V. LOGGING STANDARD (BELIEF STATE)

Logs delineate the agent's internal state.

  • Python: MUST use a Context Manager (e.g., with belief_scope("ANCHOR_ID"):) to ensure state consistency and automatic handling of Entry/Exit/Error states.
    • Manual logging (inside scope): logger.info(f"[{ANCHOR_ID}][{STATE}] Msg")
  • Svelte/JS: console.log(\[${ANCHOR_ID}][${STATE}] Msg`)`

Required States:

  1. Entry (Start of block - Auto-logged by Context Manager)
  2. Action (Key business logic - Manual log)
  3. Coherence:OK (Logic successfully completed - Auto-logged by Context Manager)
  4. Coherence:Failed (Exception/Error - Auto-logged by Context Manager)
  5. Exit (End of block - Auto-logged by Context Manager)

VI. FRACTAL COMPLEXITY LIMIT

To maintain semantic coherence and avoid "Attention Sink" issues:

  • Module Size: If a Module body exceeds ~300 lines (or logical complexity), it MUST be refactored into sub-modules or a package structure.
  • Function Size: Functions should fit within a standard attention "chunk" (approx. 30-50 lines). If larger, logic MUST be decomposed into helper functions with their own contracts.

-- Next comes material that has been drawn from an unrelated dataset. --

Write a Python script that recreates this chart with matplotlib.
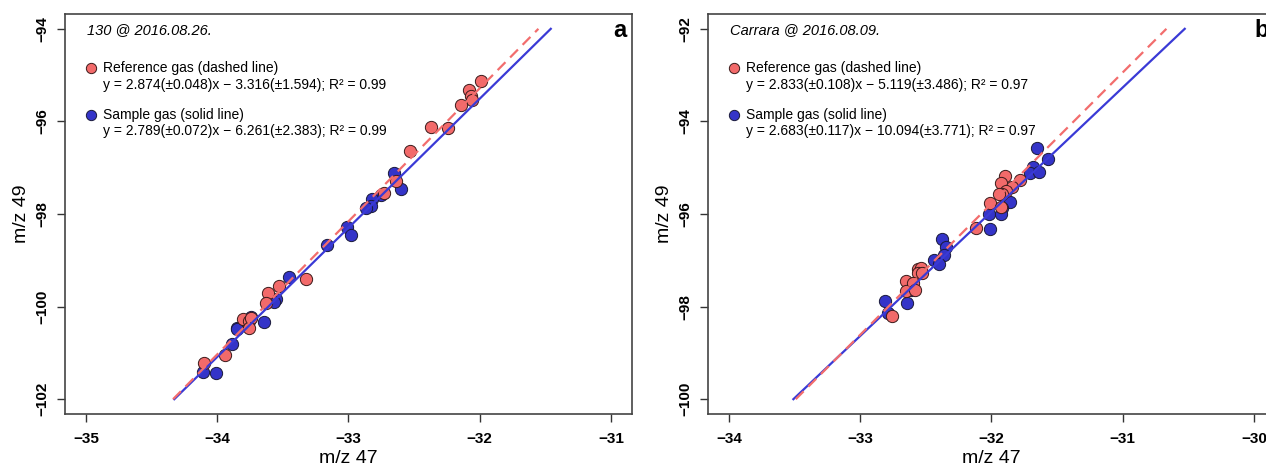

This ensures every vector embedding remains sharp and focused.

VII. GENERATION WORKFLOW

  1. Context Analysis: Identify language (Python vs Svelte) and Architecture Layer.
  2. Scaffolding: Generate the [DEF:...:...] Anchors and Header/Contract before writing any logic.
  3. Implementation: Write the code. Ensure the code logic handles the @PRE conditions (e.g., via if/return or guards) and satisfies @POST conditions naturally. Do not write explicit assert statements unless debugging mode is requested.
  4. Closure: Ensure every [DEF:...:...] is closed with [/DEF:...:...] to accumulate semantic context.